Copy word for word the lines in the records below, starting at the line with "Emit a Python" and ending at the line with "ax = fig.add_axes([86/581, 69/429, 508/581, 337/429])". Skip the pictures.

──────────

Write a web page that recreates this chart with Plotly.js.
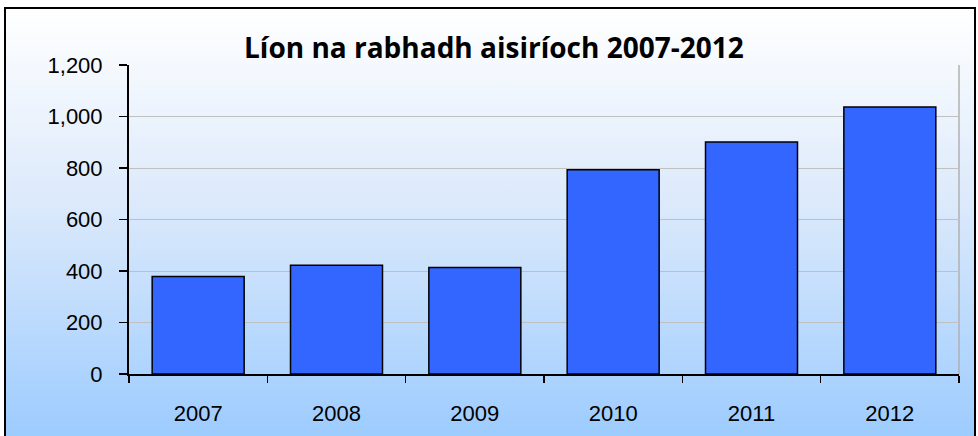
<!DOCTYPE html>
<html>
<head>
<meta charset="utf-8">
<script src="https://cdn.plot.ly/plotly-3.0.1.min.js"></script>
<style>
  html, body { margin: 0; padding: 0; background: #ffffff; }
  #wrap { position: relative; width: 978px; height: 436px; overflow: hidden; background: #ffffff; }
  #bg { position: absolute; left: 4px; top: 7px; width: 968px; height: 440px;
        border: 2px solid #000000;
        background: linear-gradient(to bottom, #ffffff 0%, #dbe9fb 45%, #99caff 100%); }
  #chart { position: absolute; left: 0; top: 0; width: 978px; height: 436px; }
</style>
</head>
<body>
<div id="wrap">
  <div id="bg"></div>
  <div id="chart"></div>
</div>
<script>
const years = ["2007", "2008", "2009", "2010", "2011", "2012"];
const warnings = [379, 422, 414, 793, 901, 1037];
const yTicks = [0, 200, 400, 600, 800, 1000, 1200];
const chartTitle = "Líon na rabhadh aisiríoch 2007-2012";

const trace = {
  type: "bar",
  x: years,
  y: warnings,
  marker: { color: "#3366FF", line: { color: "#000000", width: 1.5 } },
  hoverinfo: "x+y"
};

const layout = {
  width: 978,
  height: 436,
  margin: { l: 129, r: 19, t: 65, b: 62 },
  paper_bgcolor: "rgba(0,0,0,0)",
  plot_bgcolor: "rgba(0,0,0,0)",
  showlegend: false,
  bargap: 0.335,
  font: { family: "Liberation Sans, Arial, sans-serif", color: "#000000" },
  title: {
    text: "<b>" + chartTitle + "</b>",
    font: { family: "Liberation Sans Narrow, Open Sans, sans-serif", size: 28, color: "#000000" },
    x: 0.505, xanchor: "center",
    y: 0.89, yanchor: "middle", yref: "container"
  },
  xaxis: {
    type: "category",
    tickson: "boundaries",
    ticks: "outside",
    ticklen: 7,
    tickwidth: 1.5,
    tickcolor: "#000000",
    showline: true,
    linecolor: "#000000",
    linewidth: 2,
    showgrid: false,
    tickfont: { size: 22, family: "Liberation Sans, Arial, sans-serif" },
    ticklabelstandoff: 19
  },
  yaxis: {
    range: [0, 1200],
    tickvals: yTicks,
    tickformat: ",d",
    ticks: "outside",
    ticklen: 8,
    tickwidth: 1.5,
    tickcolor: "#000000",
    showline: true,
    linecolor: "#000000",
    linewidth: 2,
    showgrid: true,
    gridcolor: "#C0C0C0",
    gridwidth: 1,
    zeroline: false,
    tickfont: { size: 22, family: "Liberation Sans, Arial, sans-serif" },
    ticklabelstandoff: 12
  },
  shapes: [
    { type: "line", xref: "paper", yref: "paper", x0: 1, x1: 1, y0: 0, y1: 1,
      line: { color: "#B0B0B0", width: 1.5 }, layer: "below" }
  ]
};

Plotly.newPlot("chart", [trace], layout, { displayModeBar: false, staticPlot: true });
</script>
</body>
</html>
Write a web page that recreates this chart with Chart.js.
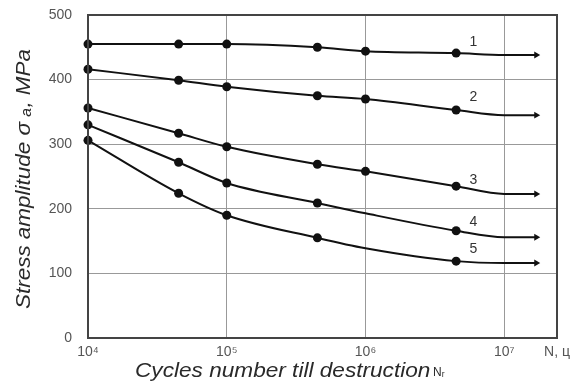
<!DOCTYPE html>
<html lang="en">
<head>
    <meta charset="UTF-8">
    <title>S-N curves</title>
    <script src="https://cdn.jsdelivr.net/npm/chart.js"></script>
    <style>
        html, body { margin: 0; padding: 0; background: #fff; }
        .chart-box { width: 585px; height: 382px; }
    </style>
</head>
<body>
    <div class="chart-box">
        <canvas id="snChart" width="585" height="382"></canvas>
    </div>

    <script>
        // cycles to failure (x positions of the read points)
        const cycles = [1e4, 4.5e4, 1e5, 4.5e5, 1e6, 4.5e6, 1e7, 1.7e7];
        // stress amplitude, MPa, for each curve
        const curve1 = [455, 455, 455, 450, 444, 441, 438, 438];
        const curve2 = [416, 399, 389, 375, 370, 353, 345, 345];
        const curve3 = [356, 317, 296, 269, 258, 235, 223, 223];
        const curve4 = [330, 272, 240, 209, 193, 166, 156, 156];
        const curve5 = [306, 224, 190, 155, 139, 119, 116, 116];
        // which points carry a dot (1) / plain line (0) / arrow head (2)
        const marks123 = [1, 1, 1, 1, 1, 1, 0, 2];
        const marks45 = [1, 1, 1, 1, 0, 1, 0, 2];
        const curveNames = ['1', '2', '3', '4', '5'];
        // where each curve number sits (data units)
        const nameX = 6e6;
        const nameY = [458, 373, 245, 180, 137];

        const xTickValues = [1e4, 1e5, 1e6, 1e7, 2.4e7];
        const xTickLabels = ['10\u2074', '10\u2075', '10\u2076', '10\u2077', 'N, \u0446'];
        const yTickValues = [0, 100, 200, 300, 400, 500];

        function makeSet(values, marks) {
            return {
                data: cycles.map((c, i) => ({ x: c, y: values[i] })),
                borderColor: '#111',
                backgroundColor: '#111',
                borderWidth: 2,
                cubicInterpolationMode: 'monotone',
                pointRadius: marks.map(m => m === 1 ? 4.5 : (m === 2 ? 4 : 0)),
                pointStyle: marks.map(m => m === 2 ? 'triangle' : 'circle'),
                pointRotation: marks.map(m => m === 2 ? 90 : 0),
                pointBorderWidth: 0,
                clip: false
            };
        }

        const extras = {
            id: 'extras',
            afterDraw(chart) {
                const { ctx, chartArea: a, scales: { x, y } } = chart;
                ctx.save();
                // frame
                ctx.strokeStyle = '#444';
                ctx.lineWidth = 2;
                ctx.strokeRect(a.left, a.top, a.right - a.left, a.bottom - a.top);
                // curve numbers
                ctx.fillStyle = '#333';
                ctx.font = '14px "Liberation Sans", Arial, sans-serif';
                ctx.textAlign = 'center';
                ctx.textBaseline = 'middle';
                curveNames.forEach((n, i) => ctx.fillText(n, x.getPixelForValue(nameX), y.getPixelForValue(nameY[i])));
                // x title (slightly wide, like the original)
                ctx.fillStyle = '#2a2a2a';
                ctx.textAlign = 'left';
                ctx.textBaseline = 'alphabetic';
                ctx.save();
                ctx.translate(135, 377);
                ctx.scale(1.077, 1);
                ctx.font = 'italic 21px "Liberation Sans", Arial, sans-serif';
                ctx.fillText('Cycles number till destruction', 0, 0);
                ctx.restore();
                ctx.font = '12px "Liberation Sans", Arial, sans-serif';
                ctx.fillText('N\u1D63', 433, 376);
                // y title
                ctx.translate(30, 179);
                ctx.rotate(-Math.PI / 2);
                ctx.scale(1.07, 1);
                ctx.textAlign = 'center';
                ctx.font = 'italic 21px "Liberation Sans", Arial, sans-serif';
                ctx.fillText('Stress amplitude \u03C3 \u2090, MPa', 0, 0);
                ctx.restore();
            }
        };

        new Chart(document.getElementById('snChart'), {
            type: 'line',
            data: {
                datasets: [
                    makeSet(curve1, marks123),
                    makeSet(curve2, marks123),
                    makeSet(curve3, marks123),
                    makeSet(curve4, marks45),
                    makeSet(curve5, marks45)
                ]
            },
            options: {
                responsive: false,
                animation: false,
                layout: { autoPadding: false, padding: { left: 0, right: 28, top: 15, bottom: 0 } },
                plugins: {
                    legend: { display: false },
                    tooltip: { enabled: false }
                },
                scales: {
                    x: {
                        type: 'logarithmic',
                        min: 1e4,
                        max: 2.4e7,
                        afterBuildTicks: s => { s.ticks = xTickValues.map(v => ({ value: v })); },
                        afterFit: s => { s.height = 44; s.paddingLeft = 0; s.paddingRight = 0; },
                        ticks: {
                            autoSkip: false,
                            maxRotation: 0,
                            padding: 6,
                            color: '#555',
                            font: { family: '"Liberation Sans", Arial, sans-serif', size: 14 },
                            callback: (v, i) => xTickLabels[i]
                        },
                        grid: { color: '#999', lineWidth: 1, drawTicks: false },
                        border: { display: false }
                    },
                    y: {
                        min: 0,
                        max: 500,
                        afterBuildTicks: s => { s.ticks = yTickValues.map(v => ({ value: v })); },
                        afterFit: s => { s.width = 88; s.paddingTop = 0; s.paddingBottom = 0; },
                        ticks: {
                            padding: 16,
                            color: '#555',
                            font: { family: '"Liberation Sans", Arial, sans-serif', size: 14 }
                        },
                        grid: { color: '#999', lineWidth: 1, drawTicks: false },
                        border: { display: false }
                    }
                }
            },
            plugins: [extras]
        });
    </script>
</body>
</html>
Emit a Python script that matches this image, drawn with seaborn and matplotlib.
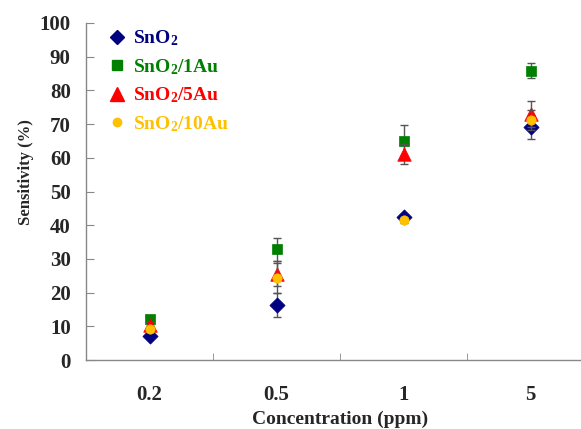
import matplotlib
matplotlib.use("Agg")
import matplotlib.pyplot as plt
import seaborn as sns
import pandas as pd
from matplotlib.lines import Line2D

categories = ["0.2", "0.5", "1", "5"]
series_names = ["SnO$_2$", "SnO$_2$/1Au", "SnO$_2$/5Au", "SnO$_2$/10Au"]
sno2 = [7.2, 16.3, 42.4, 69.0]
sno2_err = [0.8, 3.5, 0.8, 3.4]
au1 = [12.1, 32.8, 65.1, 85.8]
au1_err = [0.8, 3.5, 4.7, 2.2]
au5 = [10.5, 25.6, 61.2, 73.0]
au5_err = [0.8, 3.7, 3.0, 3.9]
au10 = [9.2, 24.3, 41.4, 71.2]
au10_err = [0.8, 4.5, 0.8, 3.0]

colors = ["#000080", "#008000", "#FF0000", "#FFC000"]
markers = ["D", "s", "^", "o"]
msizes = [60, 55, 95, 45]

sns.set_style("white")
plt.rcParams["font.family"] = ["Liberation Serif", "DejaVu Serif"]
plt.rcParams["font.weight"] = "bold"
plt.rcParams["mathtext.default"] = "regular"

rows = []
for name, vals, errs in zip(series_names, [sno2, au1, au5, au10],
                            [sno2_err, au1_err, au5_err, au10_err]):
    for c, v, e in zip(categories, vals, errs):
        rows.append({"Concentration": c, "Sensitivity": v, "err": e, "series": name})
df = pd.DataFrame(rows)

fig = plt.figure(figsize=(5.81, 4.29), dpi=100)
ax = fig.add_axes([86/581, 69/429, 508/581, 337/429])

for i, name in enumerate(series_names):
    sub = df[df["series"] == name]
    xpos = [categories.index(c) for c in sub["Concentration"]]
    ax.errorbar(xpos, sub["Sensitivity"], yerr=sub["err"], fmt="none",
                ecolor="#555555", elinewidth=1.0, capsize=3, capthick=1.0,
                zorder=2 + 2 * i)
    sns.scatterplot(data=sub, x="Concentration", y="Sensitivity", ax=ax,
                    marker=markers[i], color=colors[i], s=msizes[i],
                    edgecolor=colors[i], linewidth=0.5, zorder=3 + 2 * i,
                    legend=False)

ax.set_xlim(-0.5, len(categories) - 0.5)
ax.set_ylim(0, 100)
ax.set_yticks(range(0, 101, 10))
ax.set_xticks(range(len(categories)))
ax.set_xticklabels(categories)
ax.set_xticks([k + 0.5 for k in range(len(categories) - 1)], minor=True)

for s in ["top", "right"]:
    ax.spines[s].set_visible(False)
for s in ["left", "bottom"]:
    ax.spines[s].set_color("#888888")
    ax.spines[s].set_linewidth(1.0)

ax.tick_params(axis="y", direction="in", length=6, color="#888888",
               labelsize=15, pad=11, left=True)
ax.tick_params(axis="x", which="major", length=0, labelsize=15, pad=18)
ax.tick_params(axis="x", which="minor", direction="in", length=5,
               color="#888888", bottom=True)
for lab in ax.get_xticklabels() + ax.get_yticklabels():
    lab.set_fontweight("bold")

ax.set_xlabel("Concentration (ppm)", fontsize=14, fontweight="bold", labelpad=4)
ax.set_ylabel("Sensitivity (%)", fontsize=12, fontweight="bold")
ax.yaxis.set_label_coords(-0.103, 0.558)

handles = [Line2D([], [], linestyle="none", marker=m, color=c,
                  markersize=ms, markeredgecolor=c)
           for m, c, ms in zip(markers, colors, [7, 7, 10, 6])]
leg = ax.legend(handles, series_names, loc="upper left",
                bbox_to_anchor=(0.008, 1.035), frameon=False,
                prop={"family": "Liberation Serif", "weight": "bold", "size": 14},
                handlelength=1.0, handletextpad=0.3, labelspacing=0.45,
                labelcolor=colors)

fig.savefig("out.png", dpi=100)
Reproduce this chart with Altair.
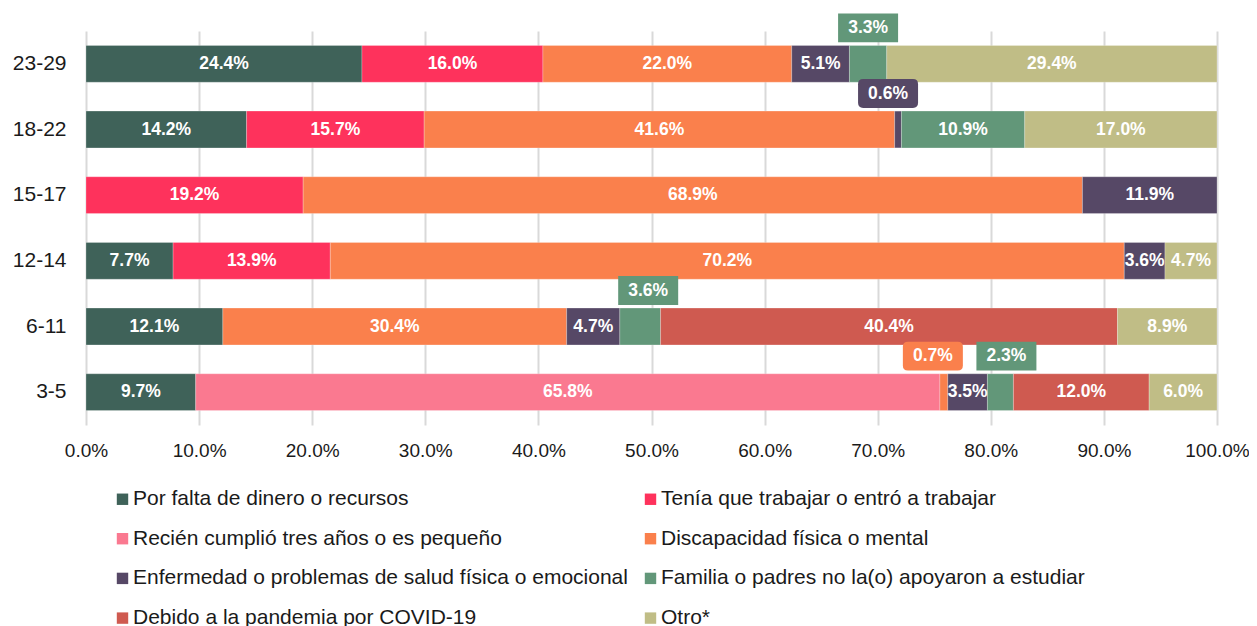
import altair as alt
import pandas as pd

ages = ["23-29", "18-22", "15-17", "12-14", "6-11", "3-5"]
categories = [
    "Por falta de dinero o recursos",
    "Tenía que trabajar o entró a trabajar",
    "Recién cumplió tres años o es pequeño",
    "Discapacidad física o mental",
    "Enfermedad o problemas de salud física o emocional",
    "Familia o padres no la(o) apoyaron a estudiar",
    "Debido a la pandemia por COVID-19",
    "Otro*",
]
colors = ["#3F6259", "#FE325C", "#FA7990", "#FA804C", "#564866", "#629779", "#CF5A50", "#C0BD86"]

# values per age group, in category order
v_23_29 = [24.4, 16.0, 0.0, 22.0, 5.1, 3.3, 0.0, 29.4]
v_18_22 = [14.2, 15.7, 0.0, 41.6, 0.6, 10.9, 0.0, 17.0]
v_15_17 = [0.0, 19.2, 0.0, 68.9, 11.9, 0.0, 0.0, 0.0]
v_12_14 = [7.7, 13.9, 0.0, 70.2, 3.6, 0.0, 0.0, 4.7]
v_6_11 = [12.1, 0.0, 0.0, 30.4, 4.7, 3.6, 40.4, 8.9]
v_3_5 = [9.7, 0.0, 65.8, 0.7, 3.5, 2.3, 12.0, 6.0]
values = [v_23_29, v_18_22, v_15_17, v_12_14, v_6_11, v_3_5]

PLOT_W = 1131
# segments whose label is drawn as a callout above the bar: (age, category) -> (box style, sideways nudge in px)
callouts = {
    ("23-29", "Familia o padres no la(o) apoyaron a estudiar"): ("rect", 0),
    ("18-22", "Enfermedad o problemas de salud física o emocional"): ("round", -10),
    ("6-11", "Familia o padres no la(o) apoyaron a estudiar"): ("rect", 8),
    ("3-5", "Discapacidad física o mental"): ("round", -11),
    ("3-5", "Familia o padres no la(o) apoyaron a estudiar"): ("rect", 6),
}

rows = []
for age, vals in zip(ages, values):
    start = 0.0
    for i, (cat, v) in enumerate(zip(categories, vals)):
        end = min(start + v, 100.0)
        co = callouts.get((age, cat))
        mid = (start + end) / 2
        rows.append({
            "age": age, "cat": cat, "order": i, "value": v,
            "start": start, "end": end, "mid": mid,
            "label": f"{v:.1f}%",
            "callout": co is not None,
            "style": co[0] if co else "none",
            "lx": mid + (co[1] * 100.0 / PLOT_W if co else 0.0),
        })
        start = start + v
df = pd.DataFrame(rows)
df = df[df["value"] > 0]

FONT = "Liberation Sans"
color_scale = alt.Scale(domain=categories, range=colors)
y_enc = alt.Y("age:N", sort=ages, title=None,
              scale=alt.Scale(paddingInner=0.44, paddingOuter=0.22),
              axis=alt.Axis(domain=False, ticks=False, grid=False, labelFont=FONT,
                            labelFontSize=21, labelColor="#1a1a1a", labelPadding=20))

base = alt.Chart(df)

bars = base.mark_bar(stroke="white", strokeWidth=0.4, strokeOpacity=0.6).encode(
    x=alt.X("start:Q", title=None,
            scale=alt.Scale(domain=[0, 100], nice=False),
            axis=alt.Axis(values=list(range(0, 101, 10)), domain=False, ticks=False,
                          labelExpr="format(datum.value, '.1f') + '%'",
                          labelFlush=False, labelOverlap=False, labelBound=False,
                          labelFont=FONT, labelFontSize=19, labelColor="#1a1a1a",
                          labelPadding=16, grid=True, gridColor="#D9D9D9", gridWidth=2)),
    x2="end:Q",
    y=y_enc,
    color=alt.Color("cat:N", scale=color_scale, sort=categories, title=None,
                    legend=alt.Legend(orient="none", legendX=26, legendY=457.5, columns=2,
                                      direction="horizontal",
                                      symbolType="square", symbolSize=130, symbolStrokeWidth=0,
                                      labelFont=FONT, labelFontSize=21, labelColor="#1a1a1a",
                                      labelLimit=0, rowPadding=17.7, columnPadding=12,
                                      labelOffset=0, padding=0)),
    order=alt.Order("order:Q"),
)

inner = base.transform_filter("!datum.callout").mark_text(
    color="white", font=FONT, fontSize=17.5, fontWeight="bold"
).encode(x="mid:Q", y=alt.Y("age:N", sort=ages), text="label:N")

rect_path = "M-1,-0.48H1V0.48H-1Z"
round_path = ("M-0.83,-0.48H0.83Q1,-0.48 1,-0.31V0.31Q1,0.48 0.83,0.48"
              "H-0.83Q-1,0.48 -1,0.31V-0.31Q-1,-0.48 -0.83,-0.48Z")
callout_df = base.transform_filter("datum.callout")

boxes = callout_df.mark_point(
    size=3600, filled=True, opacity=1, strokeWidth=0, yOffset=-36
).encode(x="lx:Q", y=alt.Y("age:N", sort=ages),
         shape=alt.Shape("style:N", scale=alt.Scale(domain=["rect", "round"],
                                                    range=[rect_path, round_path]), legend=None),
         color=alt.Color("cat:N", scale=color_scale, legend=None))

box_text = callout_df.mark_text(
    color="white", font=FONT, fontSize=17.5, fontWeight="bold", dy=-36
).encode(x="lx:Q", y=alt.Y("age:N", sort=ages), text="label:N")

chart = alt.layer(bars, inner, boxes, box_text).properties(
    width=PLOT_W, height=394,
    autosize=alt.AutoSizeParams(type="none"),
    padding={"left": 78, "top": 23, "right": 32, "bottom": 201},
).configure_view(stroke=None)

chart.save("out.html", embed_options={"renderer": "svg", "actions": False})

──────────

Complete response —
Emit a Python script that matches this image, drawn with seaborn and matplotlib.
import matplotlib
matplotlib.use("Agg")
import matplotlib.pyplot as plt
import seaborn as sns
import pandas as pd
from matplotlib.lines import Line2D

categories = ["0.2", "0.5", "1", "5"]
series_names = ["SnO$_2$", "SnO$_2$/1Au", "SnO$_2$/5Au", "SnO$_2$/10Au"]
sno2 = [7.2, 16.3, 42.4, 69.0]
sno2_err = [0.8, 3.5, 0.8, 3.4]
au1 = [12.1, 32.8, 65.1, 85.8]
au1_err = [0.8, 3.5, 4.7, 2.2]
au5 = [10.5, 25.6, 61.2, 73.0]
au5_err = [0.8, 3.7, 3.0, 3.9]
au10 = [9.2, 24.3, 41.4, 71.2]
au10_err = [0.8, 4.5, 0.8, 3.0]

colors = ["#000080", "#008000", "#FF0000", "#FFC000"]
markers = ["D", "s", "^", "o"]
msizes = [60, 55, 95, 45]

sns.set_style("white")
plt.rcParams["font.family"] = ["Liberation Serif", "DejaVu Serif"]
plt.rcParams["font.weight"] = "bold"
plt.rcParams["mathtext.default"] = "regular"

rows = []
for name, vals, errs in zip(series_names, [sno2, au1, au5, au10],
                            [sno2_err, au1_err, au5_err, au10_err]):
    for c, v, e in zip(categories, vals, errs):
        rows.append({"Concentration": c, "Sensitivity": v, "err": e, "series": name})
df = pd.DataFrame(rows)

fig = plt.figure(figsize=(5.81, 4.29), dpi=100)
ax = fig.add_axes([86/581, 69/429, 508/581, 337/429])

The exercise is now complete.